Jane Redmont became a Catholic as a student at Harvard Divinity School in the 1970s. Her experience of finding God is summed up in a book she wrote on prayer entitled “When in Doubt, Sing.” She worked as a campus minister and answered, “I once preached a homily about how one finds hope by committing acts of hope. It may be the same with faith. Start doing it. Any part of it. Prayer, care of the poor, actions on behalf of justice, deep wrestling with and reading of good theological texts, singing Gospel hymns or the Faure’ Requiem, whatever is congenial to you and your life at present. And do it on two levels. Of course, find what speaks to your deepest heart. Go to that intimate place where you are infinitely sad or ecstatic, or creative or talented, or bereft or deeply engaged, and there you will find God. The second level may be more important. Go find yourself a ‘we.’ A community, any community. A Christian community, if the path into which you are drawn or were born is Christian … it may be a parish or a Bible study group, liturgical gathering, or a team that cares and prays for people with AIDS, or an adult education class with some soul and some teeth … God without the ‘we’ experience is not the God of whom the Jewish and Christian Scriptures speak. I pray that you will meet companions along the way. In their friendship, you will find God, and God will find you.”
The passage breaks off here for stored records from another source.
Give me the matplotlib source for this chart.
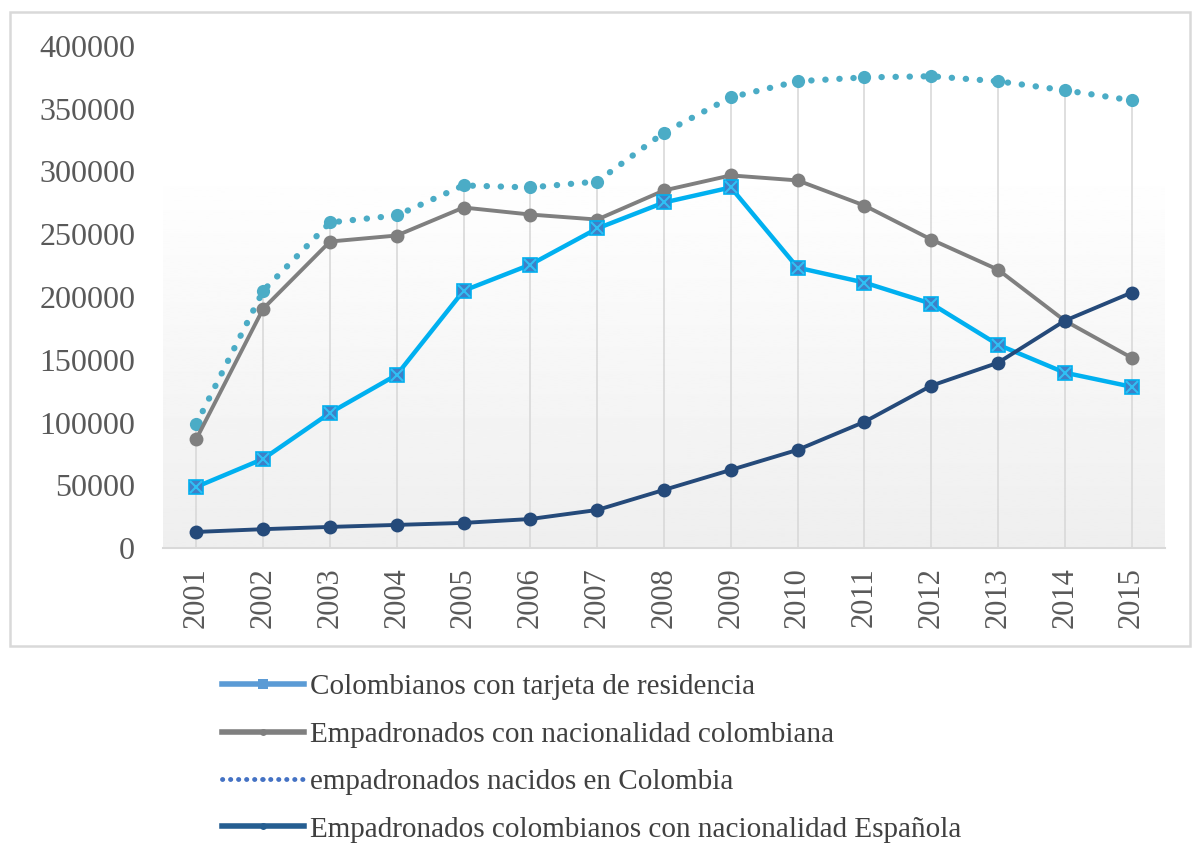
import matplotlib
matplotlib.use('Agg')
import matplotlib.pyplot as plt
import numpy as np
from matplotlib.lines import Line2D
from matplotlib.patches import Rectangle

plt.rcParams['font.family'] = ['Liberation Serif', 'DejaVu Serif']

# ------------------------------------------------------------------
years = ['2001', '2002', '2003', '2004', '2005', '2006', '2007', '2008',
         '2009', '2010', '2011', '2012', '2013', '2014', '2015']

tarjeta = [48700, 71000, 107700, 138000, 205000, 225800, 254600, 275300,
           287300, 223400, 211500, 194700, 162000, 139700, 128500]
nac_colombiana = [87000, 190700, 244200, 249000, 271300, 265700, 261700, 284900,
                  296900, 292900, 272900, 245800, 221800, 181100, 151600]
nacidos_colombia = [99000, 205000, 259400, 265000, 288900, 287300, 292000, 331000,
                    359100, 371900, 375000, 375900, 371900, 364700, 356700]
nac_espanola = [12800, 15000, 16800, 18400, 20000, 23100, 30300, 46300,
                62200, 78200, 100500, 129300, 147600, 181100, 203500]

labels = ['Colombianos con tarjeta de residencia',
          'Empadronados con nacionalidad colombiana',
          'empadronados nacidos en Colombia',
          'Empadronados colombianos con nacionalidad Española']

y_ticks = [0, 50000, 100000, 150000, 200000, 250000, 300000, 350000, 400000]

# ------------------------------------------------------------------
fig = plt.figure(figsize=(11.94, 8.51), dpi=100)
ax = fig.add_axes([163 / 1194, 1 - 548 / 851, 1002 / 1194, 502 / 851])

x = np.arange(len(years))

# fondo degradado del area de trazado
grad = np.concatenate([np.ones(60), np.linspace(1.0, 0.935, 196)]).reshape(-1, 1)
ax.imshow(grad, extent=[0, 1, 0, 1], transform=ax.transAxes, aspect='auto',
          cmap='gray', vmin=0, vmax=1, zorder=0, origin='upper')

# lineas de caida
tops = np.max([tarjeta, nac_colombiana, nacidos_colombia, nac_espanola], axis=0)
ax.vlines(x, 0, tops, color='#d9d9d9', linewidth=1.2, zorder=1)

ax.plot(x, nacidos_colombia, color='#4bacc6', linestyle=(0, (0.05, 2.2)),
        linewidth=4.5, dash_capstyle='round', marker='o', markersize=9.5,
        markeredgewidth=0, zorder=2)
ax.plot(x, nac_colombiana, color='#7f7f7f', linewidth=2.8, marker='o',
        markersize=10, markeredgewidth=0, zorder=3)
ax.plot(x, tarjeta, color='#00b0f0', linewidth=3.2, marker='s', markersize=10,
        markerfacecolor='#3f7fc6', markeredgecolor='#00b0f0',
        markeredgewidth=1.2, zorder=4)
ax.plot(x, tarjeta, linestyle='none', marker='x', markersize=9,
        markeredgecolor='#2fc0f5', markeredgewidth=1.5, zorder=4)
ax.plot(x, nac_espanola, color='#254a7a', linewidth=2.8, marker='o',
        markersize=10, markeredgewidth=0, zorder=5)

ax.set_xlim(-0.5, len(years) - 0.5)
ax.set_ylim(0, 400000)
ax.set_yticks(y_ticks)
ax.set_yticklabels([str(v) for v in y_ticks])
ax.set_xticks(x)
ax.set_xticklabels(years, rotation=90)
ax.tick_params(axis='y', length=0, pad=20, labelsize=23, labelcolor='#595959')
ax.tick_params(axis='x', length=0, pad=14, labelsize=22, labelcolor='#595959')

for s in ['top', 'right', 'left']:
    ax.spines[s].set_visible(False)
ax.spines['bottom'].set_color('#d9d9d9')
ax.spines['bottom'].set_linewidth(1.5)
ax.spines['bottom'].set_zorder(1)

# marco del grafico
fig.patches.append(Rectangle((10 / 1194, 1 - 646 / 851), 1180 / 1194, 634 / 851,
                             transform=fig.transFigure, fill=False,
                             edgecolor='#d9d9d9', linewidth=1.8))

# leyenda
handles = [
    Line2D([], [], color='#5b9bd5', linewidth=4, marker='s', markersize=7,
           markeredgewidth=0),
    Line2D([], [], color='#7f7f7f', linewidth=4, marker='o', markersize=5,
           markeredgewidth=0),
    Line2D([], [], color='#4472c4', linewidth=3.5, linestyle=(0, (0.05, 1.6)),
           dash_capstyle='round', marker='o', markersize=3, markeredgewidth=0),
    Line2D([], [], color='#255e91', linewidth=4, marker='o', markersize=5,
           markeredgewidth=0),
]
fig.legend(handles, labels, loc='upper left',
           bbox_to_anchor=(222 / 1194, 1 - 674 / 851),
           frameon=False, fontsize=21, labelcolor='#404040',
           handlelength=2.8, handletextpad=0.22, labelspacing=0.72,
           borderpad=0, borderaxespad=0, numpoints=1)

fig.savefig('out.png', dpi=100, facecolor='white')
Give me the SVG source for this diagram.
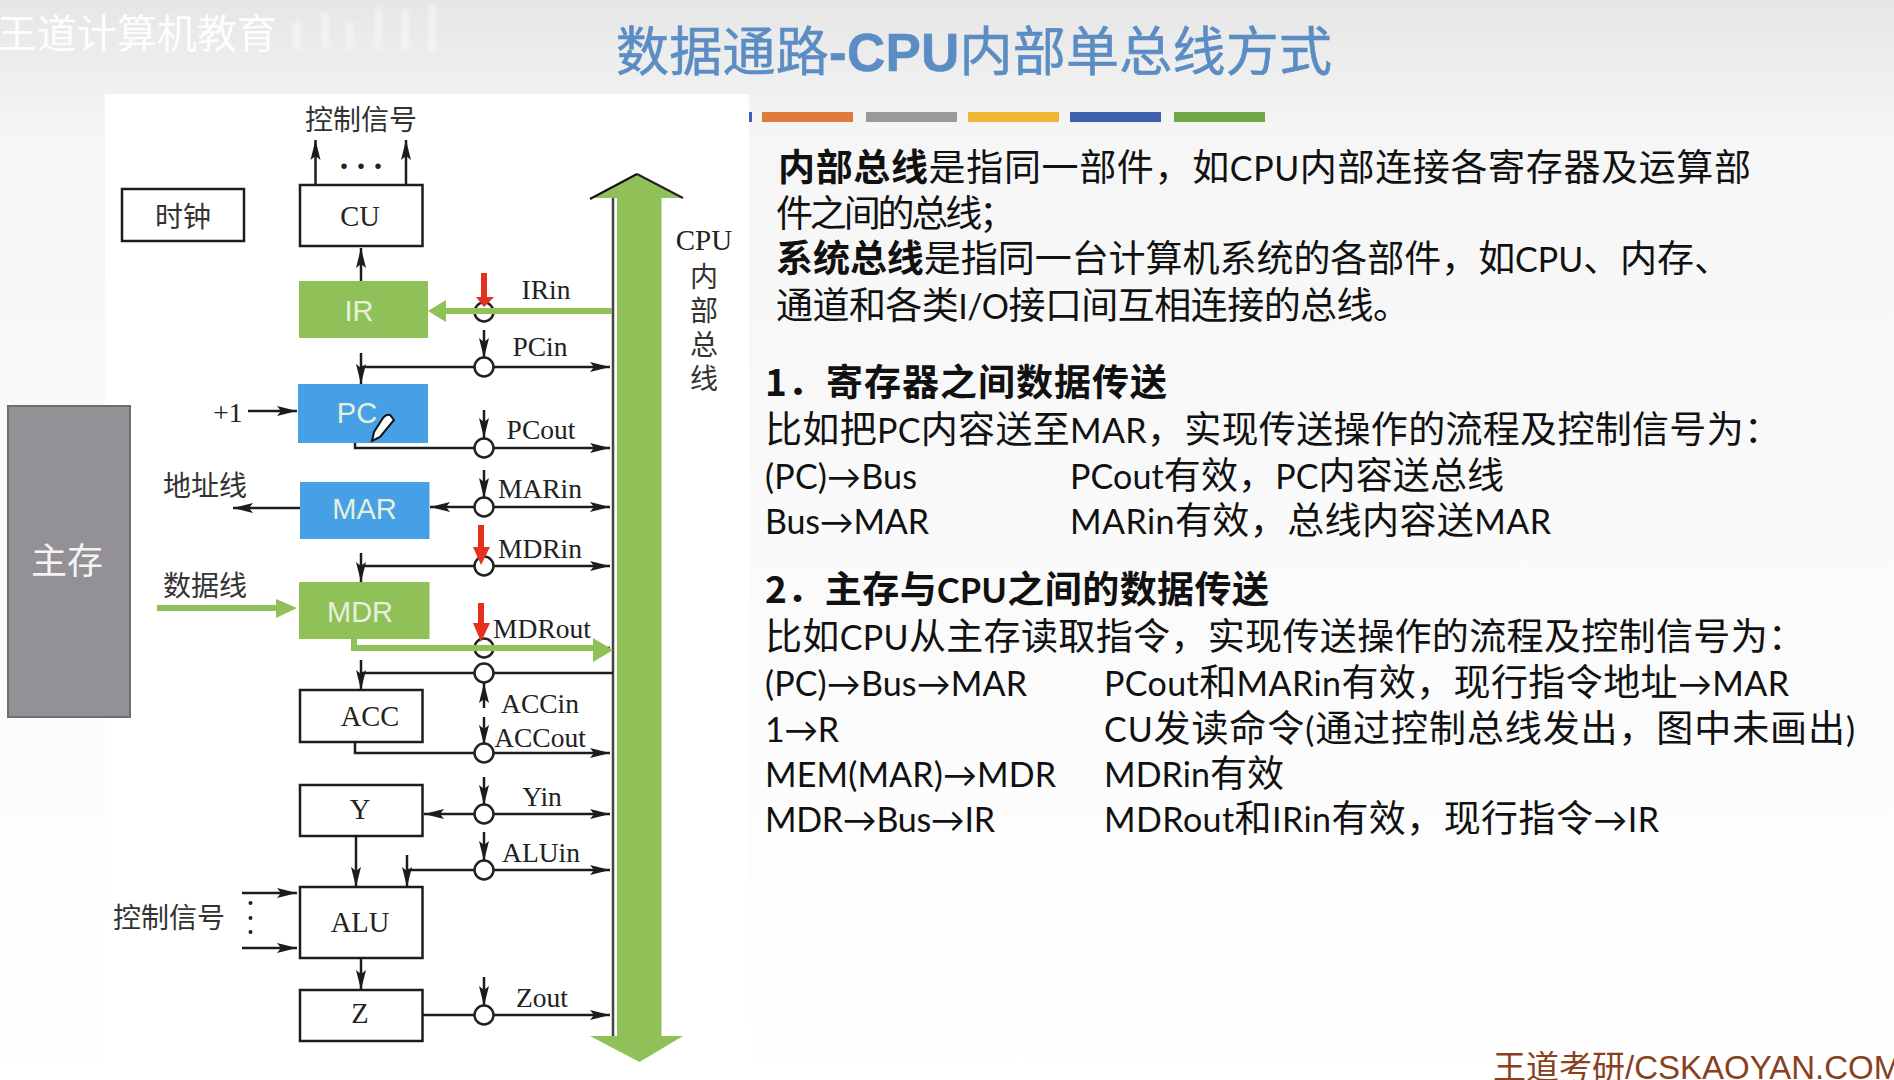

My favorite answer to “How can I find God” came from a nun-writer who is quite popular still today, Sister Joan Chittister OSB. She began with a story that showed that God is always in our lives, and the spiritual task is simply to recognize that. We must want God more than anything else. But she warns that “God is not in the whirlwind, not in blustering and show” as Scripture teaches us. “God is in the breeze, in the very atmosphere around us, in the little things that shape our lives. God is in the contradictions that assail us, in the circumstances that challenge us, in the attitudes that impel us, in the motives that drive us, in the life goals that demonstrate our real aspirations, in the burdens that wear us down, in the actions that give witness to the values in our hearts. God is where we are, including in the very weaknesses that vie for our souls.”

Finding God, she says, depends on four things: “A conscious awareness of the presence of God, the sacralization of life, an attunement to the Holy Spirit, and a sense of place in the universe.” We have to remember that “the purpose of prayer is not to make God conscious of us; it is to make us conscious of God.” We have to take time daily to reflect on God’s presence. Next, as St. Benedict taught, we must “treat all things as vessels of the altar.” She means that everything is a spark of the divine God who created it. We must treat everything with the respect and tenderness it deserves. “We are part of a holy universe, not its creators and not its rulers.” That’s God’s role. Attunement to the Holy Spirit means realizing that everything that happens to us or around us is a call “to accept what we should not change or to change what we should not accept in order to make the presence of God flourish where we are.” A sense of our place in the universe means to be humble, “to tread lightly through the universe and to deal tenderly with both ourselves and others.”

If we cannot find God in our lives, it may be that we are imitating mayhem in the TV ads, rather than Jesus in the Gospels.